The lawsuit, National Lawyers Guild v. City of Los Angeles, details an array of activities that the LAPD uses to suppress free speech and to intimidate those who attempt to exercise it in public venues in Los Angeles. These activities include surveillance, infiltration of protest groups, the imposition of no-speech zones, the use of excessive force, the use of inappropriate, pretextual administrative searches, the illegal dispersal of public free speech events, and the illegal blocking of pre-authorized, fully permitted marches.

"The LAPD is at war with the First Amendment," said Carol Sobel, ACLU/SC co-operating attorney. "Right now, people who decide to exercise their Constitutional rights have to fear for their lives."

The lawsuit also describes the LAPD's use of batons, concussion grenades, rubber bullets, and other projectiles to disperse and intimidate crowds.

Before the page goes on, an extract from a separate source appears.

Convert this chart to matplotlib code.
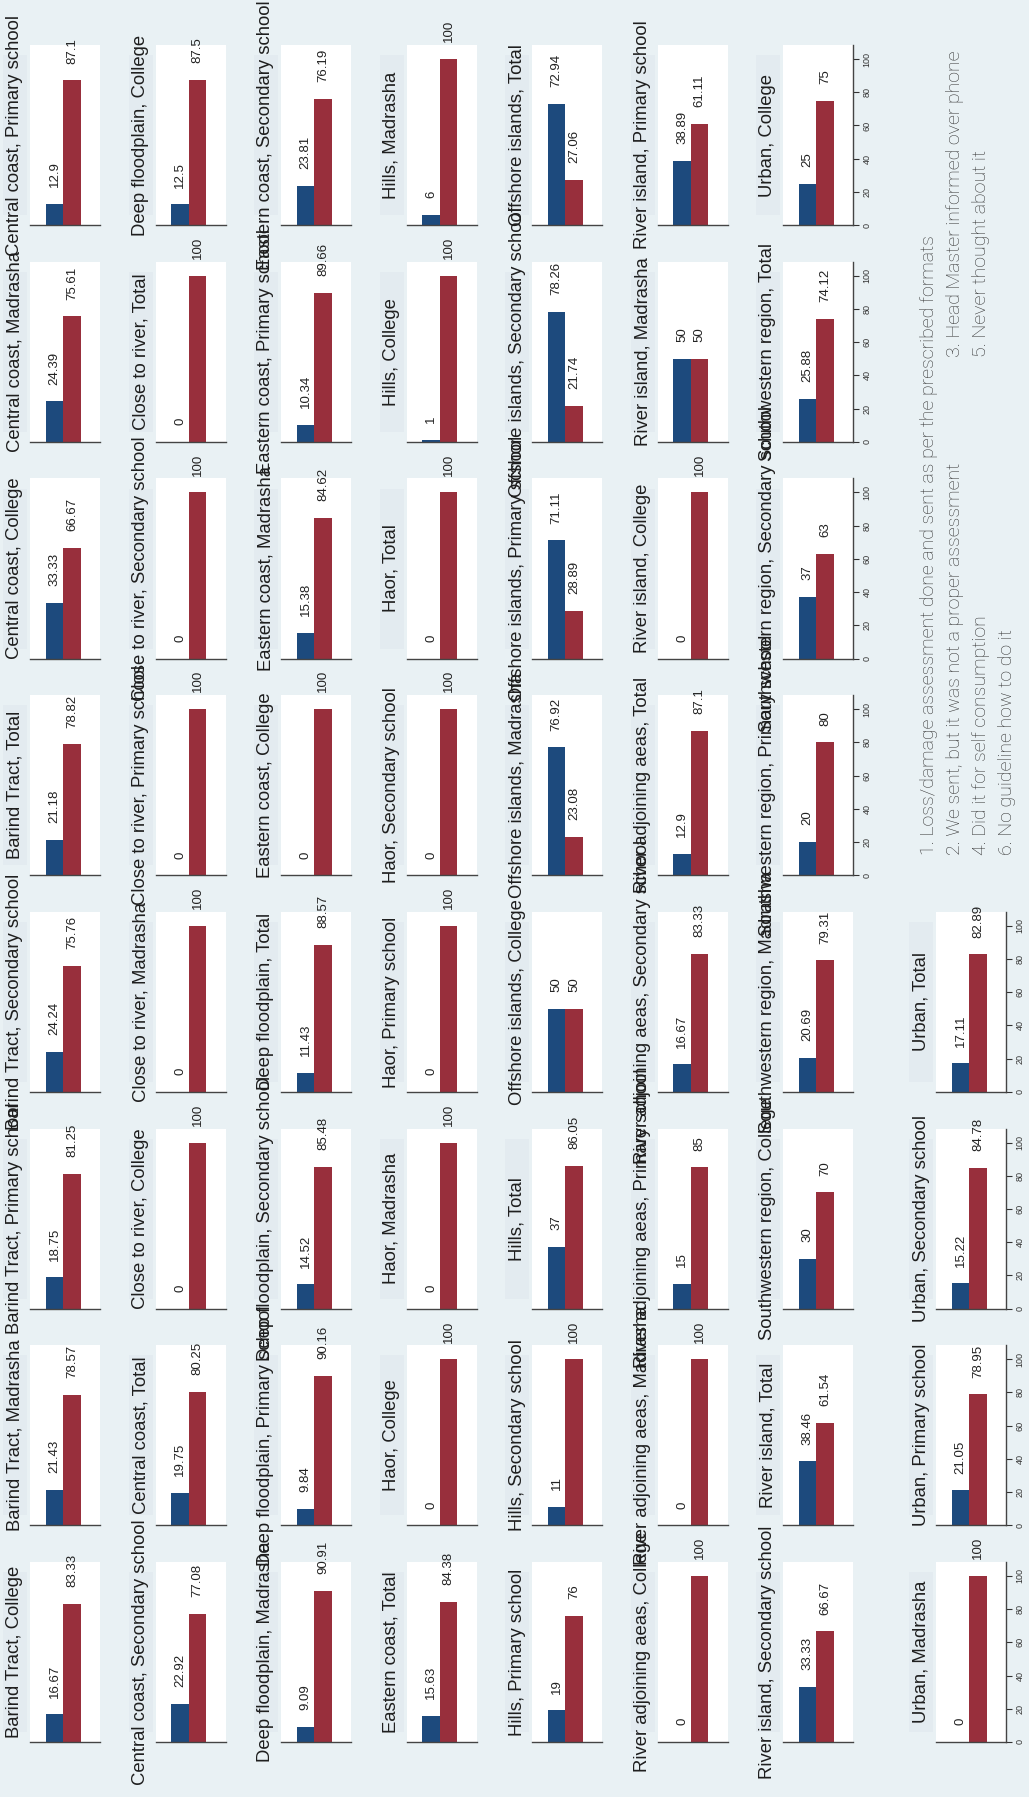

The suit describes multiple instances of deliberate misuse of these weapons, including the use of batons to hit people in the head and the firing of supposedly "nonlethal" projectiles such as "Stingers," "Multiple Batons," and "eXact iMpacts" directly at people, rather than shooting them to ricochet off the ground, a misuse which manufacturers warn could result in serious injury or death.

"LAPD's unconstitutional use of force targets everyone and anyone who dares to speak out about the injustices in our society," said James Lafferty, Executive Director of the Los Angeles Chapter of the National Lawyers Guild. "Its target is the right to dissent. Its target is constitutional government as we know it."

The plaintiffs are represented by the ACLU of Southern California and Carol Sobel, an ACLU/SC cooperating attorney and National Lawyers Guild volunteer counsel; Robert Myers, of the firm Newman. Aaronson. Vanaman. and volunteer counsel for the National Lawyers Guild; Prof. Karl Manheim (Loyola Law School), and Paul L. Hoffman, of Schonbrun, Desimone, Seplow, Harris & Hoffman.